### Supplied material
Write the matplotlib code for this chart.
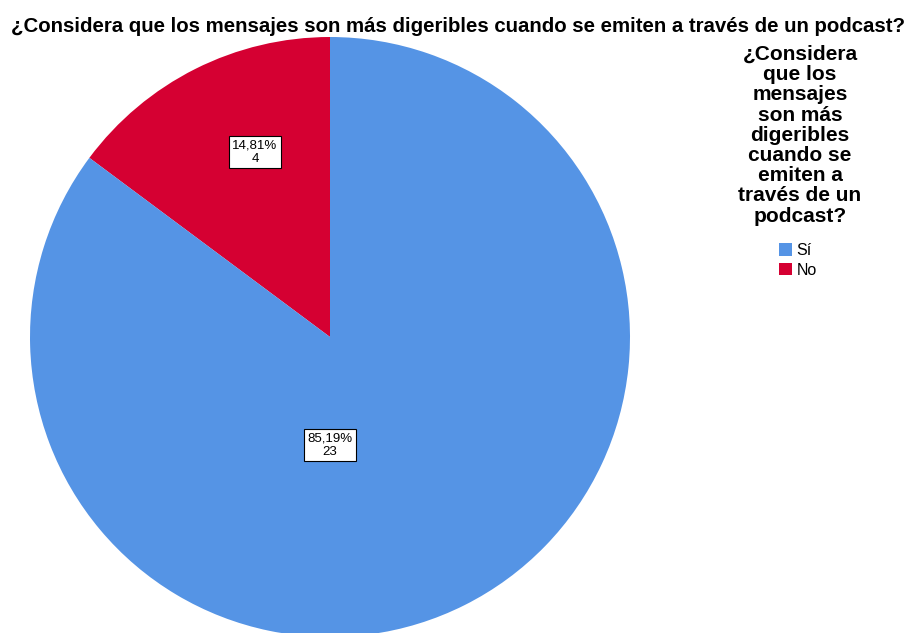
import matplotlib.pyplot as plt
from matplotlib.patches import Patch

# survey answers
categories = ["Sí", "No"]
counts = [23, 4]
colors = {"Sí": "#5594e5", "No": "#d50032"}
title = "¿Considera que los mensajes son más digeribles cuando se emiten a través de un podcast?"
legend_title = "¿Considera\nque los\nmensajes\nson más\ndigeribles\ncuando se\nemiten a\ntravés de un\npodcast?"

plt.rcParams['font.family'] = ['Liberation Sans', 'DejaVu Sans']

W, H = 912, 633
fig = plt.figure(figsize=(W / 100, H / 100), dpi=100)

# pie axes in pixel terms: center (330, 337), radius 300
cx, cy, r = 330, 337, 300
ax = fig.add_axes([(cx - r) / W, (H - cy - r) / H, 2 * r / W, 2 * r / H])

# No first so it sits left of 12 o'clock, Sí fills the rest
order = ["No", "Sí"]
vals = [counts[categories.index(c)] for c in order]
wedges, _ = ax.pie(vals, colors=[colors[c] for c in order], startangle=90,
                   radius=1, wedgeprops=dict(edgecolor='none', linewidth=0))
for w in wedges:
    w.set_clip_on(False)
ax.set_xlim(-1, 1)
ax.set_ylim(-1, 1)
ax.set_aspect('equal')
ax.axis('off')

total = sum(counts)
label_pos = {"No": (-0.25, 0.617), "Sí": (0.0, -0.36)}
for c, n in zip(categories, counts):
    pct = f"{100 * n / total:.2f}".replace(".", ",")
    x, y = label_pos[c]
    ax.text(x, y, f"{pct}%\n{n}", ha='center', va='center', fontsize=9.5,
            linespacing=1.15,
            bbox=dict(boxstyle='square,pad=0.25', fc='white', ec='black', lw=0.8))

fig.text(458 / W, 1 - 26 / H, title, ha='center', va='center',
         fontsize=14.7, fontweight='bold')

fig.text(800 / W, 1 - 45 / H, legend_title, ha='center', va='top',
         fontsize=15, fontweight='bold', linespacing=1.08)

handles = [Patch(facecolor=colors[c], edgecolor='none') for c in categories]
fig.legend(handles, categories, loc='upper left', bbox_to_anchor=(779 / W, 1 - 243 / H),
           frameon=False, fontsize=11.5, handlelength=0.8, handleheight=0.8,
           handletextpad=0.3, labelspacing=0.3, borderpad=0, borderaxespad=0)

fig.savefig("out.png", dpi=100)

### Objective
Leave out the pictures and print every line of the data exactly.

### Finished exercise
Write the matplotlib code for this chart.
import matplotlib.pyplot as plt
from matplotlib.patches import Patch

# survey answers
categories = ["Sí", "No"]
counts = [23, 4]
colors = {"Sí": "#5594e5", "No": "#d50032"}
title = "¿Considera que los mensajes son más digeribles cuando se emiten a través de un podcast?"
legend_title = "¿Considera\nque los\nmensajes\nson más\ndigeribles\ncuando se\nemiten a\ntravés de un\npodcast?"

plt.rcParams['font.family'] = ['Liberation Sans', 'DejaVu Sans']

W, H = 912, 633
fig = plt.figure(figsize=(W / 100, H / 100), dpi=100)

# pie axes in pixel terms: center (330, 337), radius 300
cx, cy, r = 330, 337, 300
ax = fig.add_axes([(cx - r) / W, (H - cy - r) / H, 2 * r / W, 2 * r / H])

# No first so it sits left of 12 o'clock, Sí fills the rest
order = ["No", "Sí"]
vals = [counts[categories.index(c)] for c in order]
wedges, _ = ax.pie(vals, colors=[colors[c] for c in order], startangle=90,
                   radius=1, wedgeprops=dict(edgecolor='none', linewidth=0))
for w in wedges:
    w.set_clip_on(False)
ax.set_xlim(-1, 1)
ax.set_ylim(-1, 1)
ax.set_aspect('equal')
ax.axis('off')

total = sum(counts)
label_pos = {"No": (-0.25, 0.617), "Sí": (0.0, -0.36)}
for c, n in zip(categories, counts):
    pct = f"{100 * n / total:.2f}".replace(".", ",")
    x, y = label_pos[c]
    ax.text(x, y, f"{pct}%\n{n}", ha='center', va='center', fontsize=9.5,
            linespacing=1.15,
            bbox=dict(boxstyle='square,pad=0.25', fc='white', ec='black', lw=0.8))

fig.text(458 / W, 1 - 26 / H, title, ha='center', va='center',
         fontsize=14.7, fontweight='bold')

fig.text(800 / W, 1 - 45 / H, legend_title, ha='center', va='top',
         fontsize=15, fontweight='bold', linespacing=1.08)

handles = [Patch(facecolor=colors[c], edgecolor='none') for c in categories]
fig.legend(handles, categories, loc='upper left', bbox_to_anchor=(779 / W, 1 - 243 / H),
           frameon=False, fontsize=11.5, handlelength=0.8, handleheight=0.8,
           handletextpad=0.3, labelspacing=0.3, borderpad=0, borderaxespad=0)

fig.savefig("out.png", dpi=100)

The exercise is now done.